Without the pictures, print the lines running from the beginning of the material to the line containing "import pandas as pd", both ends included.

*Data lines:*
··········

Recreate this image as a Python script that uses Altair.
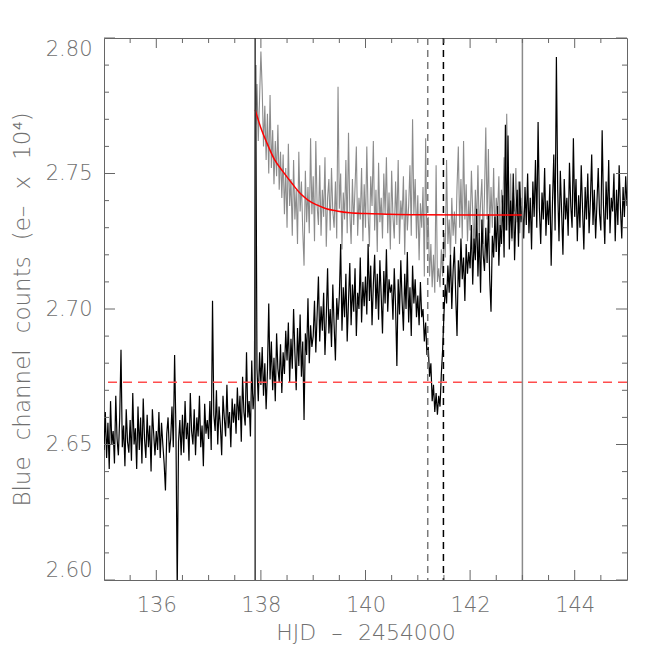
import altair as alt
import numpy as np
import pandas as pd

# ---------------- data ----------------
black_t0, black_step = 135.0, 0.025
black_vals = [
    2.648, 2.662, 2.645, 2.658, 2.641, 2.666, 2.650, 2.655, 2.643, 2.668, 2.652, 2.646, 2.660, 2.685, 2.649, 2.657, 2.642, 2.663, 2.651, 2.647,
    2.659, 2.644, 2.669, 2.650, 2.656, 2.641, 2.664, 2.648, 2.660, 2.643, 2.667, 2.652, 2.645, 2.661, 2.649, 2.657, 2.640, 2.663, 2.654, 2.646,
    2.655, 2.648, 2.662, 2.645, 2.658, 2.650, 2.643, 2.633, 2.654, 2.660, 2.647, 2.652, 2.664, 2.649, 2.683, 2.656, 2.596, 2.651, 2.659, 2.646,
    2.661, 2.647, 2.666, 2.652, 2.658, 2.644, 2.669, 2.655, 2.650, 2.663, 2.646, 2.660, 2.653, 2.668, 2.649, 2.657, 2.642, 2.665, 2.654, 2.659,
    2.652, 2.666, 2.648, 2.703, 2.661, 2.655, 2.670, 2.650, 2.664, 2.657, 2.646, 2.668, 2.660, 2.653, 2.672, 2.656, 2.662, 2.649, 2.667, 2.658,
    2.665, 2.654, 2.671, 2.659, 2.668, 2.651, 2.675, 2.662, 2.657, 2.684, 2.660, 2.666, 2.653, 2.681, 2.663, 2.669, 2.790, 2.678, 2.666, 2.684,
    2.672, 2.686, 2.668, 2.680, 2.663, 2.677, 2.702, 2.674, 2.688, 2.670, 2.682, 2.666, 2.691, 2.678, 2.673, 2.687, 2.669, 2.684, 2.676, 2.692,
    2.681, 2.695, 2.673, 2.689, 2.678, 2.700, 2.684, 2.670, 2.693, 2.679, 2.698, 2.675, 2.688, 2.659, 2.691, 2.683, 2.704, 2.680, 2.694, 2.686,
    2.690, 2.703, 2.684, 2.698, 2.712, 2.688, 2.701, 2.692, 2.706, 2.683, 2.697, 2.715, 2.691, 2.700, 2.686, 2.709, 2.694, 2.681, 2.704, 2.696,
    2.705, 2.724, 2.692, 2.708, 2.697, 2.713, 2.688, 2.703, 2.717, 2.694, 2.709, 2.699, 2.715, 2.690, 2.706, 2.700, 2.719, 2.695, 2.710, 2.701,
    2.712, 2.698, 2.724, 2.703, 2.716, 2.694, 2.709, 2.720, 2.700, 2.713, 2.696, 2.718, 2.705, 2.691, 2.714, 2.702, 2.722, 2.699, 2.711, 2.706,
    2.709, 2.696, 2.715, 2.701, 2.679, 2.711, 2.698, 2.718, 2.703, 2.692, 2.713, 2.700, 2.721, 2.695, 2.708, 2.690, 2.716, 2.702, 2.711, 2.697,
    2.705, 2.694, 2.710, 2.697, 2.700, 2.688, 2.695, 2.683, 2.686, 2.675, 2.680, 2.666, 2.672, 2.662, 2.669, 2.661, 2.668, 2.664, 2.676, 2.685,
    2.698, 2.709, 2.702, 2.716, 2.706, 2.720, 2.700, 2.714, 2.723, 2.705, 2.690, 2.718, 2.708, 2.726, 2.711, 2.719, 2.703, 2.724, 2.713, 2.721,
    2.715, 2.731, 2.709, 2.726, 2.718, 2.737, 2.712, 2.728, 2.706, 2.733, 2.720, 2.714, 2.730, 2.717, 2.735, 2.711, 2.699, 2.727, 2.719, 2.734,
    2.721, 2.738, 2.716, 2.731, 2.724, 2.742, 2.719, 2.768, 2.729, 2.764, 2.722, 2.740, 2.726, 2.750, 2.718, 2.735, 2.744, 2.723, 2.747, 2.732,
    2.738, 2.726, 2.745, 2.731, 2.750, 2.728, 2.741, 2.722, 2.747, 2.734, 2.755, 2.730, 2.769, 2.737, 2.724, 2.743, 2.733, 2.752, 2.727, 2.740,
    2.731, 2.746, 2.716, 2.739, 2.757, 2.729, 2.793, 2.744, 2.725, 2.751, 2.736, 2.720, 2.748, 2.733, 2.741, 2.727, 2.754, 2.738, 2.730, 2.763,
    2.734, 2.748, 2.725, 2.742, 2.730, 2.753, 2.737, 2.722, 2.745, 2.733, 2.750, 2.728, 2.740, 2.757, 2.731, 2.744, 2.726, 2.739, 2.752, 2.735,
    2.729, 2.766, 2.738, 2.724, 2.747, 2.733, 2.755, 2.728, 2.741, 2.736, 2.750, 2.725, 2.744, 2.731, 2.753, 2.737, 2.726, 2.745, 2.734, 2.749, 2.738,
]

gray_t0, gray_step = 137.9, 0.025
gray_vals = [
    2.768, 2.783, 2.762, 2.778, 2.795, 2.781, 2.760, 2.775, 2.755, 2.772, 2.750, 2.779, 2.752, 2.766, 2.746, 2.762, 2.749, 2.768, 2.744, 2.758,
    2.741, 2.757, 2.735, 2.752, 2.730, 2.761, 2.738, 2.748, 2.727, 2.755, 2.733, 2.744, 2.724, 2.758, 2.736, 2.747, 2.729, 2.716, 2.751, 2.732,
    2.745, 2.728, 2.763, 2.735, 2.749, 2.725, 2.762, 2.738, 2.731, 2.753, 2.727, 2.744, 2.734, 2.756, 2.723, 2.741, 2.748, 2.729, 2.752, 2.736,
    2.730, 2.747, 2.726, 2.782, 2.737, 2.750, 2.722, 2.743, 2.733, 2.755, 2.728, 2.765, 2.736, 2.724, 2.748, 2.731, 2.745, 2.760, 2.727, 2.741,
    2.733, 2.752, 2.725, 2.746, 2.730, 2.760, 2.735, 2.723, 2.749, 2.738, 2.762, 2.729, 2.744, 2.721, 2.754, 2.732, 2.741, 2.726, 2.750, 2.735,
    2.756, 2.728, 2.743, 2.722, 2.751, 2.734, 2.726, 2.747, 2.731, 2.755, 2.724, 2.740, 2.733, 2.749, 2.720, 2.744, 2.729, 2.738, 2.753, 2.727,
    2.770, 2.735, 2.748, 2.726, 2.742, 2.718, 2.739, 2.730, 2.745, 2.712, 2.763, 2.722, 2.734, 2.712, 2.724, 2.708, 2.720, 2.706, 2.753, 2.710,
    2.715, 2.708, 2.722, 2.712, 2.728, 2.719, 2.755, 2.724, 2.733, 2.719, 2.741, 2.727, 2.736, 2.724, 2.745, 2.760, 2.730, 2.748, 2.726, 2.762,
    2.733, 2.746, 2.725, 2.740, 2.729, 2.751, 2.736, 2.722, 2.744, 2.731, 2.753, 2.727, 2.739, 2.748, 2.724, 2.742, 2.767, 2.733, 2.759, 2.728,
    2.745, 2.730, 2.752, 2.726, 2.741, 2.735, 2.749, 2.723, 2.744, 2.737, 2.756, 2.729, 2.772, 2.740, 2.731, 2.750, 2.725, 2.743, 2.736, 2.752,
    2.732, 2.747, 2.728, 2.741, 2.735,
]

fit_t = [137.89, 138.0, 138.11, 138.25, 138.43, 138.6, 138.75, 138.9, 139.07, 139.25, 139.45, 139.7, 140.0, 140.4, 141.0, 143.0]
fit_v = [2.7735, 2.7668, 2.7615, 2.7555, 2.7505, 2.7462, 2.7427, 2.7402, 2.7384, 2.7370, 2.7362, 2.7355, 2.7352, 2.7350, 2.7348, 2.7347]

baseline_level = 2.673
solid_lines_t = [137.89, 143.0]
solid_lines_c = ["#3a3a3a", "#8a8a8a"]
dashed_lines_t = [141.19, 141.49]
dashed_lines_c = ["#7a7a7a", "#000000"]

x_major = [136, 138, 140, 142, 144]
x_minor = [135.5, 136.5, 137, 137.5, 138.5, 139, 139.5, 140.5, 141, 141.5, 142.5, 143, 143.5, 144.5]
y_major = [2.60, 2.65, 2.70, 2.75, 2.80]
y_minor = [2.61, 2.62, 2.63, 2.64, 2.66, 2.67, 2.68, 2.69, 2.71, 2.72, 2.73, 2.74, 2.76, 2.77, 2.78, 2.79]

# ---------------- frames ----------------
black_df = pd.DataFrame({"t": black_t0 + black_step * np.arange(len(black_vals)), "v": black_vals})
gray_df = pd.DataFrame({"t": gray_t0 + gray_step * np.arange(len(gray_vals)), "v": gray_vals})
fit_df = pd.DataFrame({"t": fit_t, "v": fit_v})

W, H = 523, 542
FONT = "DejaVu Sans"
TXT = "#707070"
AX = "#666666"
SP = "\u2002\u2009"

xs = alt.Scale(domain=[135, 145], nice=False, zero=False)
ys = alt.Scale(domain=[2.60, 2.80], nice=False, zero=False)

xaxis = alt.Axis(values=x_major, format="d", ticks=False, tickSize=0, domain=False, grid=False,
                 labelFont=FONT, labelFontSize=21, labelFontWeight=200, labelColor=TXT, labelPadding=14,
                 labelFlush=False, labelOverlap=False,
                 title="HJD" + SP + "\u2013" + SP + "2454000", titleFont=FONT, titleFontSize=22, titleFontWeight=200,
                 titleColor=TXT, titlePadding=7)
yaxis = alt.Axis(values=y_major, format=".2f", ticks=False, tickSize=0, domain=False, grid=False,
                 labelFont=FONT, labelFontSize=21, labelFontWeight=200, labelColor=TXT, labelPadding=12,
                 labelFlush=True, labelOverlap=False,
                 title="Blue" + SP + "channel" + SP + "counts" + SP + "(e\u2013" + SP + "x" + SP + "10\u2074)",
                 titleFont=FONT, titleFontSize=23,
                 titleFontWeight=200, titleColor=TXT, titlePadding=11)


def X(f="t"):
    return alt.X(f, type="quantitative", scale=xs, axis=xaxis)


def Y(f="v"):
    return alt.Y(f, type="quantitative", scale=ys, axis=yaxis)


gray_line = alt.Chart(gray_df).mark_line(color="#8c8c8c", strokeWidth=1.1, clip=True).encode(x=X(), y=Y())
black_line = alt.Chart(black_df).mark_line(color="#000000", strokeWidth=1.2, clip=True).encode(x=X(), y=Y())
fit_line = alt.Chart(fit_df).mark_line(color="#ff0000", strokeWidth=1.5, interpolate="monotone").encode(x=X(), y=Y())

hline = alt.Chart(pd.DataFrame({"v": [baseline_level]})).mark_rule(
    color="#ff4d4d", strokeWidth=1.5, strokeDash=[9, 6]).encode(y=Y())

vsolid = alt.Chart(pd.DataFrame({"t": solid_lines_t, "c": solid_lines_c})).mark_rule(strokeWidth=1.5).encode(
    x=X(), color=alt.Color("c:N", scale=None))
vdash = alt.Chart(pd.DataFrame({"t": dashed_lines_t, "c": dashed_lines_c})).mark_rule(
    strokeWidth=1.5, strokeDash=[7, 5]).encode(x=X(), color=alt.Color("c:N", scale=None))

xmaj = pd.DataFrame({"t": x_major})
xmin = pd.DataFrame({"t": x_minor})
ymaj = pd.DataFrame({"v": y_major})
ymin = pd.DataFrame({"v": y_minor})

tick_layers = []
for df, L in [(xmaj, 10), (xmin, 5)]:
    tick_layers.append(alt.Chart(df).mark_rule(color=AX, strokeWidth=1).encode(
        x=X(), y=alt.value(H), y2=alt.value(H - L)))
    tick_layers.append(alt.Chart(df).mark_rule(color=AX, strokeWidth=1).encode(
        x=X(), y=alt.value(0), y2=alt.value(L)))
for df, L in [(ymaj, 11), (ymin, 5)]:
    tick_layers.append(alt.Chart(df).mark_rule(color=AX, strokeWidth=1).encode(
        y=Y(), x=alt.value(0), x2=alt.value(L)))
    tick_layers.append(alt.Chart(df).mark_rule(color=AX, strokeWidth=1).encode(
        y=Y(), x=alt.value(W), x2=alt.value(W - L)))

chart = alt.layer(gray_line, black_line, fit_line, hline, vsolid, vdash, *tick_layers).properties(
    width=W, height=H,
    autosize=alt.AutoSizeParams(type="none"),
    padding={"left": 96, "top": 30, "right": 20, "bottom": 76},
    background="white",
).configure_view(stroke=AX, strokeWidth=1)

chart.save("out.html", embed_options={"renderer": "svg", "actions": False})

··········

*Answer to this exercise:*
Recreate this image as a Python script that uses Altair.
import altair as alt
import numpy as np
import pandas as pd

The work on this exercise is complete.